Beate Klarsfeld wurde bekannt, als sie am 7. November 1968 den damaligen Bundeskanzler Kiesinger ohrfeigte. Damit hatte sie gegen die Rückkehr aktiver Nazis auf wichtige Posten und die damals kaum reflektierte Vergangenheit protestieren wollen. "Nazi Kiesinger Rücktritt", schrie sie medienwirksam.
Bis damals gab es kaum eine Aufarbeitung des Holocaust in Deutschland, mit Kiesinger war sogar ein aktiver Nazi zum Bundeskanzler gewählt worden. Auch in Frankreich blieb die große Aufklärung aus, schließlich pflegte man wieder freundliche Beziehungen.
Beate Klarsfeld, die 1939 in Berlin geboren wurde, lebt seit 1960 in Frankreich. Dort trifft sie ihren späteren Mann Serge, dessen Vater deportiert wurde und erfährt von den unbehelligt in Südamerika lebenden Naziverbrechern. Gemeinsam begeben sie sich auf die Suche nach dem Schlächtervon Lyon, Klaus Barbie, der 1983 nach zwölf Jahren nach Frankreich ausgeliefert und verurteilt wird. In den 70er Jahren wurden zwei erfolglose Bombenattentate auf die Nazijägerin verübt. Das Foto von der Ohrfeige hängt heute im Deutschen Historischen Museum in Bonn, die Nazijäger haben für ihre Arbeit den "Ritter der Ehrenlegion" erhalten.

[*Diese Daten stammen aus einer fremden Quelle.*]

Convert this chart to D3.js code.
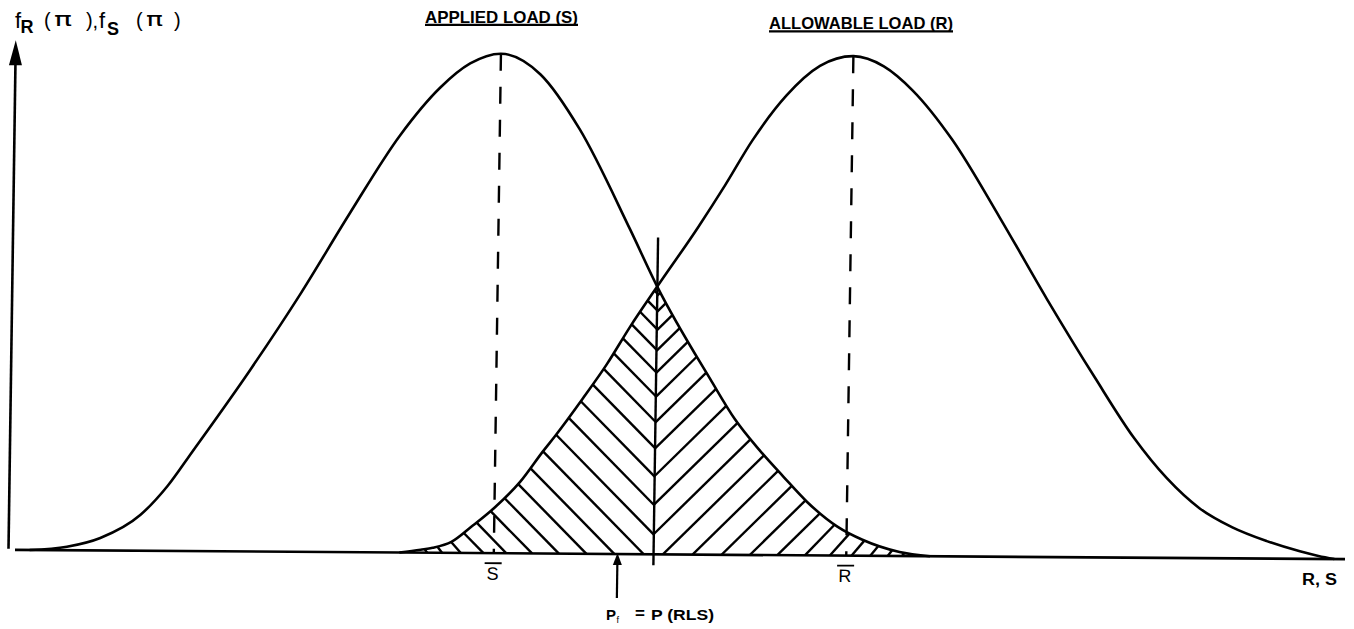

Donnerstag, 1. Oktober 2009

Riesenhaftes Straßentheater von Royal de luxe ab morgen in Berlin

Die Riesen sind da. Am Schloßplatz sprudelt schon der Geysir, der von ihrer Ankunft kündet. Hier das Vorzeichen. Noch trainieren die beiden Hauptdarsteller in einem Flughafenhangar. Morgen um zehn wird die kleine Riesin am Roten Rathaus erwartet. Sie spaziert dann zum Bebelplatz und am Nachmittag von dort zum Lustgarten. Es ist ein Ereignis, das man nicht verpassen sollte. Die aus recycleten Materialien gefertigten Marionnetten sind wahre Kunstwerke, die sich trotz ihrer Größe unglaublich natürlich bewegen können. Dabei sind allein das Laufen, das Eisschlecken oder Wimpernklimpern logistische Meisterleistungen von mehreren Dutzend Lilliputanern. Dazu kommen noch weitere spektakuläre Aktionen wie Bootsfahrten oder die Umarmung der siebeneinhalb Meter hohen Kleinen Riesin mit dem doppelt so großen Tiefseetaucher am Sonnabend am Brandenburger Tor.